**Exercise:**
Make an exact copy, from the records below, of the lines from the line containing "What TikZ code" to the line containing "anchor=west] (em) at", both lines included, excluding pictures.

**Supplied entries:**

## begin

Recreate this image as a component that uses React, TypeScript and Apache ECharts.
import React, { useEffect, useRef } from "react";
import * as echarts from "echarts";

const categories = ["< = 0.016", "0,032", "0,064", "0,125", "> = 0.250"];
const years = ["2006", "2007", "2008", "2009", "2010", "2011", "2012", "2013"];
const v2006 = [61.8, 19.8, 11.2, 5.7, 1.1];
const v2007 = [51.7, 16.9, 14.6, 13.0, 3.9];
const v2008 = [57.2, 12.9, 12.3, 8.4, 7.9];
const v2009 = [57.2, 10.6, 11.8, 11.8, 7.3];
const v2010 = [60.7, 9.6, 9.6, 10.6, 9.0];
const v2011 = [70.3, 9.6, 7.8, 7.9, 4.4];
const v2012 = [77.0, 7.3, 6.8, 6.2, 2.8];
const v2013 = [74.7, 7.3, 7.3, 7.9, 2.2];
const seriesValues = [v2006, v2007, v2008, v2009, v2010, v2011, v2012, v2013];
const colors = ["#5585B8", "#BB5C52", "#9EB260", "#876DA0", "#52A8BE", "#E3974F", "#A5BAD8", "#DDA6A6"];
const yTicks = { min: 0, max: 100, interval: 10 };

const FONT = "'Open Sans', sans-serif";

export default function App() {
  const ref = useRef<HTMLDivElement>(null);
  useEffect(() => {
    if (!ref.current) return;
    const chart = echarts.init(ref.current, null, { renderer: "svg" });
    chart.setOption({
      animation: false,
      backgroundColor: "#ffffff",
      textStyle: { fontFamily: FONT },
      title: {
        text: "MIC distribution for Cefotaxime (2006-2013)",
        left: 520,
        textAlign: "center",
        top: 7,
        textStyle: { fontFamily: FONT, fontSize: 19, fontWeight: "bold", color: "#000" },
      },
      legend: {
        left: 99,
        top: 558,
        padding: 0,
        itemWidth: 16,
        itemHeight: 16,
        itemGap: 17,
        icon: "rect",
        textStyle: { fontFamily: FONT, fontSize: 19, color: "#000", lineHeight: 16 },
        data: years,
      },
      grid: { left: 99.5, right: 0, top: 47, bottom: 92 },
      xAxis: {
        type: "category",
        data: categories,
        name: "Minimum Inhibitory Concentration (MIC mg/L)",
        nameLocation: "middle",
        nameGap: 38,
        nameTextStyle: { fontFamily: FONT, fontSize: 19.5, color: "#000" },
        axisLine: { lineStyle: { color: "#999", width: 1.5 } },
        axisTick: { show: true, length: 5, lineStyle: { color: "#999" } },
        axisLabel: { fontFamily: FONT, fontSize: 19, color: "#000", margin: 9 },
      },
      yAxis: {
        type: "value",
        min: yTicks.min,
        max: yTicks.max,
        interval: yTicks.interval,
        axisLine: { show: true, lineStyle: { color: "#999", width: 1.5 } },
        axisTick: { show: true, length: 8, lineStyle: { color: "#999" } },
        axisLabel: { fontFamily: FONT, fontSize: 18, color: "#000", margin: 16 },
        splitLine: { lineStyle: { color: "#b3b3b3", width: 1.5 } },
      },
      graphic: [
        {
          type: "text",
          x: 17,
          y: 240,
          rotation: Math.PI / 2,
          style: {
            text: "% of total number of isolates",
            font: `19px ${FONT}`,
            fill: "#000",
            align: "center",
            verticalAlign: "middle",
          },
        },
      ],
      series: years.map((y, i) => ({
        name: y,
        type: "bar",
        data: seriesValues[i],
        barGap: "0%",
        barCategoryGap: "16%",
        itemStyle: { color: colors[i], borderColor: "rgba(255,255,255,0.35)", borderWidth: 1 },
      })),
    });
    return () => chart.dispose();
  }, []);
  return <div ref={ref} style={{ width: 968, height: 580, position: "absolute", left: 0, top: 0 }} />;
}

## end
## begin

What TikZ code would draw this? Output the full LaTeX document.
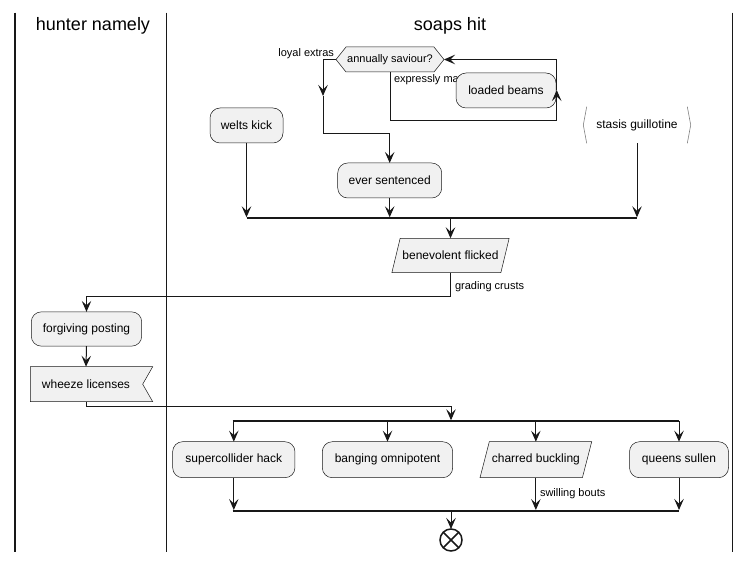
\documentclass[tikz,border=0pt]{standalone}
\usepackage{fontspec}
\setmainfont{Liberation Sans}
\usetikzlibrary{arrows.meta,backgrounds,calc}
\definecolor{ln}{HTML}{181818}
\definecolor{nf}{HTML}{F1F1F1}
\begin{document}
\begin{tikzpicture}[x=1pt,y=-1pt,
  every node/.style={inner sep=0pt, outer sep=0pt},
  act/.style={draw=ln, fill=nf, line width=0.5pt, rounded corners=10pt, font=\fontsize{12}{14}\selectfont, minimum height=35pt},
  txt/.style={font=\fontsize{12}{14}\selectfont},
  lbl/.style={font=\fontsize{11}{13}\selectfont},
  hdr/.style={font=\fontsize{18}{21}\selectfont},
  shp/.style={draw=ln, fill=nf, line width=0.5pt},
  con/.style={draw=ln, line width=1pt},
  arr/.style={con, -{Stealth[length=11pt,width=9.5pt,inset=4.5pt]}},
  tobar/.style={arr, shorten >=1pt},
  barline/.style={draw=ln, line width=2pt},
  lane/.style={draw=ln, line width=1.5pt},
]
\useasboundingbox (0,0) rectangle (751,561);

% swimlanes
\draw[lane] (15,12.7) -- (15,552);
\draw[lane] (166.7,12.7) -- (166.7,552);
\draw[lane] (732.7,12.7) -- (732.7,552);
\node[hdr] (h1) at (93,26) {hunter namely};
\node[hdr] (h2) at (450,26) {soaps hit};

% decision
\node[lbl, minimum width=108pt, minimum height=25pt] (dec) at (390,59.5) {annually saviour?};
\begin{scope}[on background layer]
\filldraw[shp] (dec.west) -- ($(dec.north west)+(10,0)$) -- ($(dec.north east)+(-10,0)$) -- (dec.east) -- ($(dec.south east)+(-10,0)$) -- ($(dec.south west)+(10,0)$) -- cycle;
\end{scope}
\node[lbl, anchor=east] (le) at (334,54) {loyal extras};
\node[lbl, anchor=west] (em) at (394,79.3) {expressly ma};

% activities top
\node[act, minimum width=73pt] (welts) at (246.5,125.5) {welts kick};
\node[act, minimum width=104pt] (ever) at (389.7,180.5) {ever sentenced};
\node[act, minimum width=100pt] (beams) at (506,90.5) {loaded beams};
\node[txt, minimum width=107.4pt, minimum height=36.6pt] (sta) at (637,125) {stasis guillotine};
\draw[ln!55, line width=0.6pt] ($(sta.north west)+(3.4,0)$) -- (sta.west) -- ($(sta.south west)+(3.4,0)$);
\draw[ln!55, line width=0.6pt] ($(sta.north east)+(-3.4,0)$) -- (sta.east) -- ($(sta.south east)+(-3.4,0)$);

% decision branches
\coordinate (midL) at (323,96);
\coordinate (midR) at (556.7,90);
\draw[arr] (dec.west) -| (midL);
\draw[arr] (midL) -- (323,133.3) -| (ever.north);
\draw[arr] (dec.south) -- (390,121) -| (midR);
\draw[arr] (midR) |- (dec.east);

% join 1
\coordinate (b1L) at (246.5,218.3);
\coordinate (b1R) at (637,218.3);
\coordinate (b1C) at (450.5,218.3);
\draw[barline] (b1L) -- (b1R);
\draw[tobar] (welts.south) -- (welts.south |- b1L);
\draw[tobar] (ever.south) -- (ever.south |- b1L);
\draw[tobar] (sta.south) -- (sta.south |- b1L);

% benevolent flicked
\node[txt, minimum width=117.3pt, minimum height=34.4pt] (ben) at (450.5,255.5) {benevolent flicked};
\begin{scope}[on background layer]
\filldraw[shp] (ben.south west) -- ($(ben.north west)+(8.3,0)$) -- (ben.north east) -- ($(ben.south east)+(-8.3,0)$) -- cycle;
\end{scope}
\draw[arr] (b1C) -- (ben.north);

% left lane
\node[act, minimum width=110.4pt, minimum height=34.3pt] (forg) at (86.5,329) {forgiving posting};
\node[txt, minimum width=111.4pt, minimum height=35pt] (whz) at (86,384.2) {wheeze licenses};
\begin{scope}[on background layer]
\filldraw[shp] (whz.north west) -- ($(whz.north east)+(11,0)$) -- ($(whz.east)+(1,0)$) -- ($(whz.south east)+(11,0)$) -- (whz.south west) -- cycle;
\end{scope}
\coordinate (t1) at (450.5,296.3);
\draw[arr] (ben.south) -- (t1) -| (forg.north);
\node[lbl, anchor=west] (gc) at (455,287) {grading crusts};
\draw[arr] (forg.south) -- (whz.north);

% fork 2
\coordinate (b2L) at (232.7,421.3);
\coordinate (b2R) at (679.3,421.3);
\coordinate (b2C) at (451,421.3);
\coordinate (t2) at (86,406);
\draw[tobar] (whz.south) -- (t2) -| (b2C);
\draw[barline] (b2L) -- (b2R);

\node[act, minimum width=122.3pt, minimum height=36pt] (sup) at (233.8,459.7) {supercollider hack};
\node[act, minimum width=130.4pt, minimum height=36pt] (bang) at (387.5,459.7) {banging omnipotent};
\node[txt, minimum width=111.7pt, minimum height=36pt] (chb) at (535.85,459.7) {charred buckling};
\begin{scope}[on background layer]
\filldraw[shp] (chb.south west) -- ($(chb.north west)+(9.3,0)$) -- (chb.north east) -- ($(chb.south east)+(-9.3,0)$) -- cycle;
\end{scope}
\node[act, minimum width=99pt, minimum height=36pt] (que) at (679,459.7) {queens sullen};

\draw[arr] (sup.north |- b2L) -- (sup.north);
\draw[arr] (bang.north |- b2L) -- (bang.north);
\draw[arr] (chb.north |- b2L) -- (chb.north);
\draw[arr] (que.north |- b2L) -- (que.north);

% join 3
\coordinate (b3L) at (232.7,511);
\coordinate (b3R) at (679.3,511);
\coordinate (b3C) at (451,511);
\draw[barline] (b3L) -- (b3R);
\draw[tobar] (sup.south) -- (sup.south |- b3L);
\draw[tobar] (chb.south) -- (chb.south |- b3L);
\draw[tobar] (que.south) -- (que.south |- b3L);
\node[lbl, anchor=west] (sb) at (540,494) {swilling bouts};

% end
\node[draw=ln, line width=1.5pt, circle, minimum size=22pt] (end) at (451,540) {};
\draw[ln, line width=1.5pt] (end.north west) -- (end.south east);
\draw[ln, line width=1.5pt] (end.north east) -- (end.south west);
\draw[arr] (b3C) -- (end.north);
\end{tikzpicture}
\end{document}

## end

**Solved exercise:**
What TikZ code would draw this? Output the full LaTeX document.
\documentclass[tikz,border=0pt]{standalone}
\usepackage{fontspec}
\setmainfont{Liberation Sans}
\usetikzlibrary{arrows.meta,backgrounds,calc}
\definecolor{ln}{HTML}{181818}
\definecolor{nf}{HTML}{F1F1F1}
\begin{document}
\begin{tikzpicture}[x=1pt,y=-1pt,
  every node/.style={inner sep=0pt, outer sep=0pt},
  act/.style={draw=ln, fill=nf, line width=0.5pt, rounded corners=10pt, font=\fontsize{12}{14}\selectfont, minimum height=35pt},
  txt/.style={font=\fontsize{12}{14}\selectfont},
  lbl/.style={font=\fontsize{11}{13}\selectfont},
  hdr/.style={font=\fontsize{18}{21}\selectfont},
  shp/.style={draw=ln, fill=nf, line width=0.5pt},
  con/.style={draw=ln, line width=1pt},
  arr/.style={con, -{Stealth[length=11pt,width=9.5pt,inset=4.5pt]}},
  tobar/.style={arr, shorten >=1pt},
  barline/.style={draw=ln, line width=2pt},
  lane/.style={draw=ln, line width=1.5pt},
]
\useasboundingbox (0,0) rectangle (751,561);

% swimlanes
\draw[lane] (15,12.7) -- (15,552);
\draw[lane] (166.7,12.7) -- (166.7,552);
\draw[lane] (732.7,12.7) -- (732.7,552);
\node[hdr] (h1) at (93,26) {hunter namely};
\node[hdr] (h2) at (450,26) {soaps hit};

% decision
\node[lbl, minimum width=108pt, minimum height=25pt] (dec) at (390,59.5) {annually saviour?};
\begin{scope}[on background layer]
\filldraw[shp] (dec.west) -- ($(dec.north west)+(10,0)$) -- ($(dec.north east)+(-10,0)$) -- (dec.east) -- ($(dec.south east)+(-10,0)$) -- ($(dec.south west)+(10,0)$) -- cycle;
\end{scope}
\node[lbl, anchor=east] (le) at (334,54) {loyal extras};
\node[lbl, anchor=west] (em) at (394,79.3) {expressly ma};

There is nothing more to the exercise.